Locate every line in the records below that contains the word "code", and copy each one.

[Dataset excerpt]
━━━━━━━━

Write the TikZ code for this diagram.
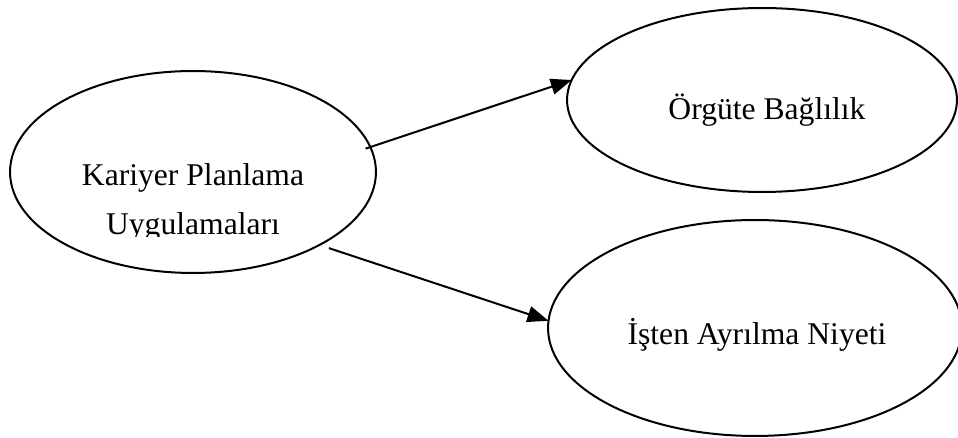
\documentclass[tikz,border=0pt]{standalone}
\usepackage{fontspec}
\setmainfont{Liberation Serif}
\usetikzlibrary{shapes.geometric,arrows.meta}

\begin{document}
\begin{tikzpicture}[x=0.02cm,y=-0.02cm,
  oval/.style={draw,ellipse,line width=0.04cm,inner sep=0pt,outer sep=0pt},
  lbl/.style={anchor=base,inner sep=0pt,align=center,font=\fontsize{18}{27.9}\selectfont},
  link/.style={line width=0.04cm,-{Triangle[length=0.42cm,width=0.32cm]}}]
  \useasboundingbox (0,0) rectangle (958,438);
  \node[oval,minimum width=7.32cm,minimum height=4.04cm] (kpu) at (193,172) {};
  \node[oval,minimum width=7.8cm,minimum height=3.68cm] (org) at (762,100) {};
  \node[oval,minimum width=8.28cm,minimum height=4.32cm] (ian) at (755,328) {};
  \begin{scope}
    \clip (0,0) rectangle (958,237);
    \node[lbl] (kpu-t) at (193,235) {Kariyer Planlama\\Uygulamaları};
  \end{scope}
  \node[lbl] (org-t) at (767,120) {Örgüte Bağlılık};
  \node[lbl] (ian-t) at (757,345) {İşten Ayrılma Niyeti};
  \draw[link,shorten <=-0.1cm] (kpu.8.7) -- (org.174.7);
  \draw[link,shorten <=0.2cm] (kpu.-30.5) -- (ian.178.6);
\end{tikzpicture}
\end{document}
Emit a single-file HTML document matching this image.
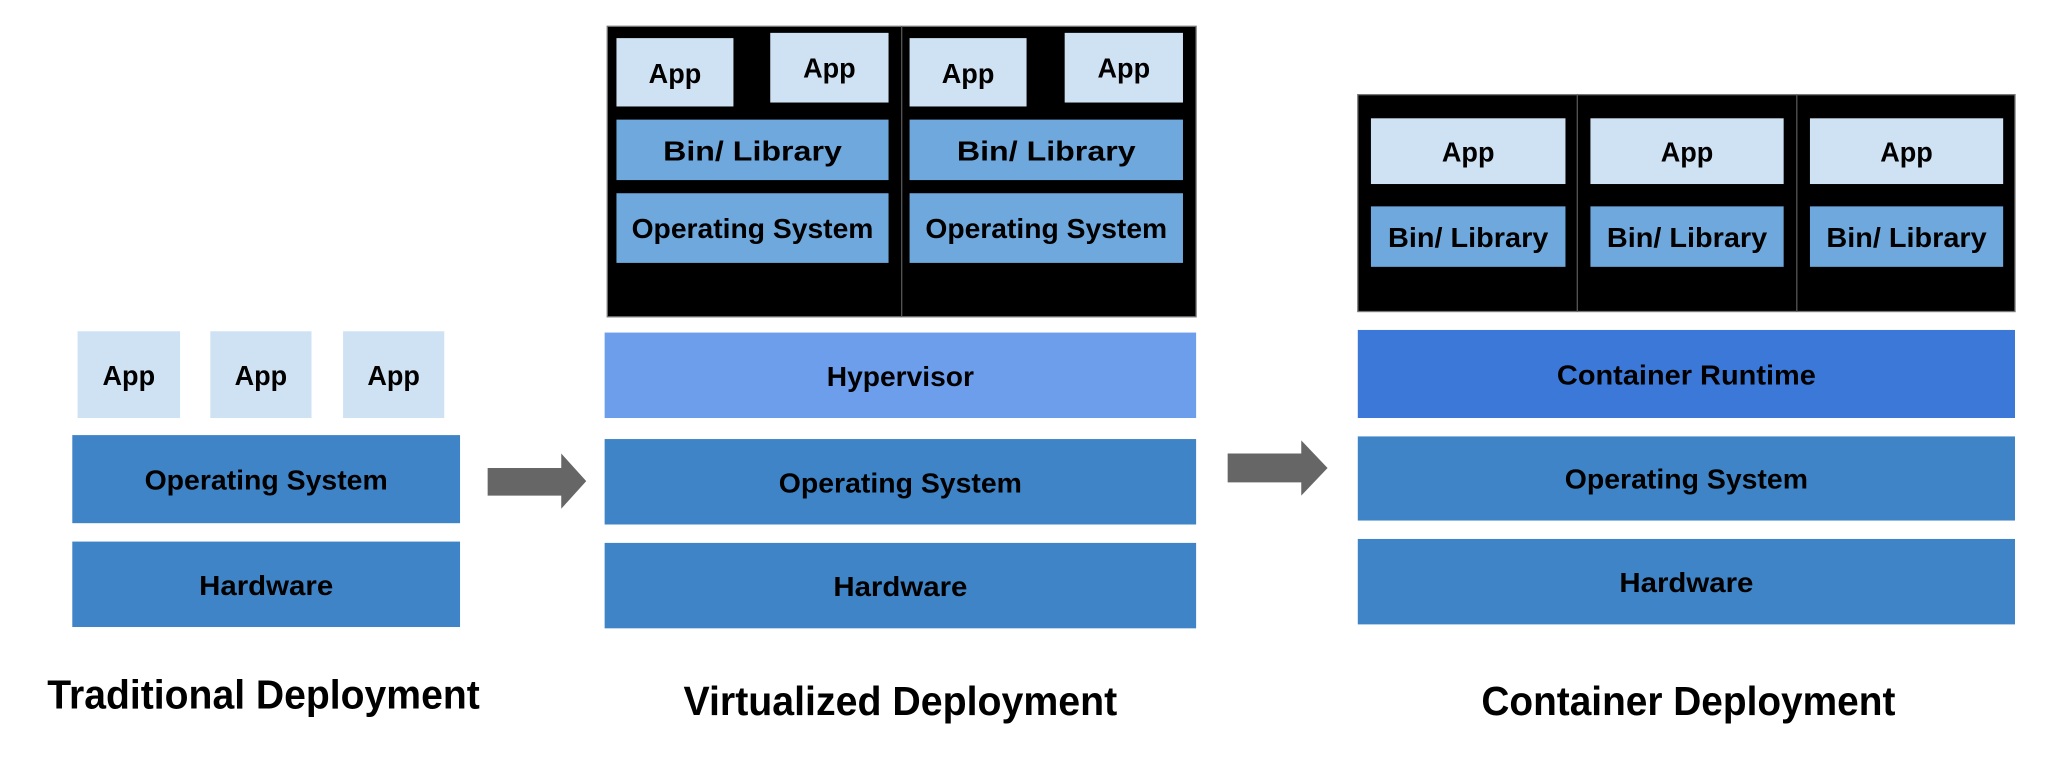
<!DOCTYPE html>
<html><head><meta charset="utf-8"><style>
html,body{margin:0;padding:0;background:#fff;}
svg{display:block;}
text{font-family:"Liberation Sans",sans-serif;font-weight:bold;fill:#000;}
</style></head><body>
<svg width="2061" height="759" viewBox="0 0 1568 577.4" preserveAspectRatio="none" xmlns="http://www.w3.org/2000/svg">
<rect x="0" y="0" width="1568" height="577.4" fill="#fff"/>
<!-- Traditional -->
<rect x="59" y="252" width="78" height="66" fill="#cfe2f3"/>
<rect x="160" y="252" width="77" height="66" fill="#cfe2f3"/>
<rect x="261" y="252" width="77" height="66" fill="#cfe2f3"/>
<text x="98" y="293" font-size="21" text-anchor="middle" textLength="40" lengthAdjust="spacingAndGlyphs">App</text>
<text x="198.5" y="293" font-size="21" text-anchor="middle" textLength="40" lengthAdjust="spacingAndGlyphs">App</text>
<text x="299.5" y="293" font-size="21" text-anchor="middle" textLength="40" lengthAdjust="spacingAndGlyphs">App</text>
<rect x="55" y="331" width="295" height="67" fill="#3f84c6"/>
<text x="202.5" y="372.5" font-size="21" text-anchor="middle" textLength="185" lengthAdjust="spacingAndGlyphs">Operating System</text>
<rect x="55" y="412" width="295" height="65" fill="#3f84c6"/>
<text x="202.5" y="452.5" font-size="21" text-anchor="middle" textLength="102" lengthAdjust="spacingAndGlyphs">Hardware</text>
<text x="200.5" y="539" font-size="31" text-anchor="middle" textLength="329" lengthAdjust="spacingAndGlyphs">Traditional Deployment</text>
<!-- Arrow 1 -->
<polygon points="371,356 427,356 427,345 446,366 427,387 427,377 371,377" fill="#666"/>
<!-- Virtualized -->
<rect x="462" y="20" width="448" height="221" fill="#000" stroke="#777" stroke-width="1"/>
<line x1="686" y1="20" x2="686" y2="241" stroke="#555" stroke-width="1"/>
<rect x="469" y="29" width="89" height="52" fill="#cfe2f3"/>
<rect x="586" y="25" width="90" height="53" fill="#cfe2f3"/>
<rect x="692" y="29" width="89" height="52" fill="#cfe2f3"/>
<rect x="810" y="25" width="90" height="53" fill="#cfe2f3"/>
<text x="513.5" y="63" font-size="21" text-anchor="middle" textLength="40" lengthAdjust="spacingAndGlyphs">App</text>
<text x="631" y="59" font-size="21" text-anchor="middle" textLength="40" lengthAdjust="spacingAndGlyphs">App</text>
<text x="736.5" y="63" font-size="21" text-anchor="middle" textLength="40" lengthAdjust="spacingAndGlyphs">App</text>
<text x="855" y="59" font-size="21" text-anchor="middle" textLength="40" lengthAdjust="spacingAndGlyphs">App</text>
<rect x="469" y="91" width="207" height="46" fill="#6fa8dc"/>
<rect x="692" y="91" width="208" height="46" fill="#6fa8dc"/>
<text x="572.5" y="122" font-size="21" text-anchor="middle" textLength="136" lengthAdjust="spacingAndGlyphs">Bin/ Library</text>
<text x="796" y="122" font-size="21" text-anchor="middle" textLength="136" lengthAdjust="spacingAndGlyphs">Bin/ Library</text>
<rect x="469" y="147" width="207" height="53" fill="#6fa8dc"/>
<rect x="692" y="147" width="208" height="53" fill="#6fa8dc"/>
<text x="572.5" y="181" font-size="21" text-anchor="middle" textLength="184" lengthAdjust="spacingAndGlyphs">Operating System</text>
<text x="796" y="181" font-size="21" text-anchor="middle" textLength="184" lengthAdjust="spacingAndGlyphs">Operating System</text>
<rect x="460" y="253" width="450" height="65" fill="#6d9eeb"/>
<text x="685" y="293.5" font-size="21" text-anchor="middle" textLength="112" lengthAdjust="spacingAndGlyphs">Hypervisor</text>
<rect x="460" y="334" width="450" height="65" fill="#3f84c6"/>
<text x="685" y="374.5" font-size="21" text-anchor="middle" textLength="185" lengthAdjust="spacingAndGlyphs">Operating System</text>
<rect x="460" y="413" width="450" height="65" fill="#3f84c6"/>
<text x="685" y="453.5" font-size="21" text-anchor="middle" textLength="102" lengthAdjust="spacingAndGlyphs">Hardware</text>
<text x="685" y="544" font-size="31" text-anchor="middle" textLength="330" lengthAdjust="spacingAndGlyphs">Virtualized Deployment</text>
<!-- Arrow 2 -->
<polygon points="934,345 990,345 990,335 1010,356 990,377 990,367 934,367" fill="#666"/>
<!-- Container -->
<rect x="1033" y="72" width="500" height="165" fill="#000" stroke="#777" stroke-width="1"/>
<line x1="1200" y1="72" x2="1200" y2="237" stroke="#555" stroke-width="1"/>
<line x1="1367" y1="72" x2="1367" y2="237" stroke="#555" stroke-width="1"/>
<rect x="1043" y="90" width="148" height="50" fill="#cfe2f3"/>
<rect x="1210" y="90" width="147" height="50" fill="#cfe2f3"/>
<rect x="1377" y="90" width="147" height="50" fill="#cfe2f3"/>
<text x="1117" y="123" font-size="21" text-anchor="middle" textLength="40" lengthAdjust="spacingAndGlyphs">App</text>
<text x="1283.5" y="123" font-size="21" text-anchor="middle" textLength="40" lengthAdjust="spacingAndGlyphs">App</text>
<text x="1450.5" y="123" font-size="21" text-anchor="middle" textLength="40" lengthAdjust="spacingAndGlyphs">App</text>
<rect x="1043" y="157" width="148" height="46" fill="#6fa8dc"/>
<rect x="1210" y="157" width="147" height="46" fill="#6fa8dc"/>
<rect x="1377" y="157" width="147" height="46" fill="#6fa8dc"/>
<text x="1117" y="188" font-size="21" text-anchor="middle" textLength="122" lengthAdjust="spacingAndGlyphs">Bin/ Library</text>
<text x="1283.5" y="188" font-size="21" text-anchor="middle" textLength="122" lengthAdjust="spacingAndGlyphs">Bin/ Library</text>
<text x="1450.5" y="188" font-size="21" text-anchor="middle" textLength="122" lengthAdjust="spacingAndGlyphs">Bin/ Library</text>
<rect x="1033" y="251" width="500" height="67" fill="#3c78d8"/>
<text x="1283" y="292.5" font-size="21" text-anchor="middle" textLength="197" lengthAdjust="spacingAndGlyphs">Container Runtime</text>
<rect x="1033" y="332" width="500" height="64" fill="#3f84c6"/>
<text x="1283" y="371.5" font-size="21" text-anchor="middle" textLength="185" lengthAdjust="spacingAndGlyphs">Operating System</text>
<rect x="1033" y="410" width="500" height="65" fill="#3f84c6"/>
<text x="1283" y="450.5" font-size="21" text-anchor="middle" textLength="102" lengthAdjust="spacingAndGlyphs">Hardware</text>
<text x="1284.5" y="544" font-size="31" text-anchor="middle" textLength="315" lengthAdjust="spacingAndGlyphs">Container Deployment</text>
</svg>
</body></html>
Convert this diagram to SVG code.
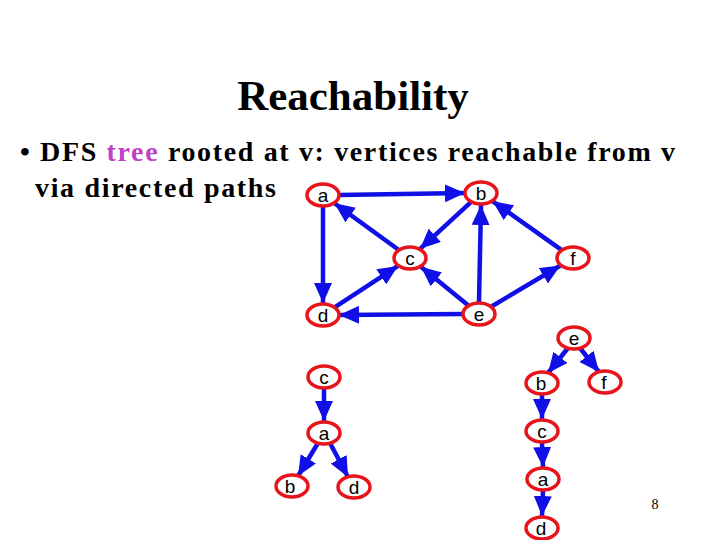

━━━━━━━━

## TASK ANSWER
Write the TikZ code for this diagram.
Convert this diagram to SVG code.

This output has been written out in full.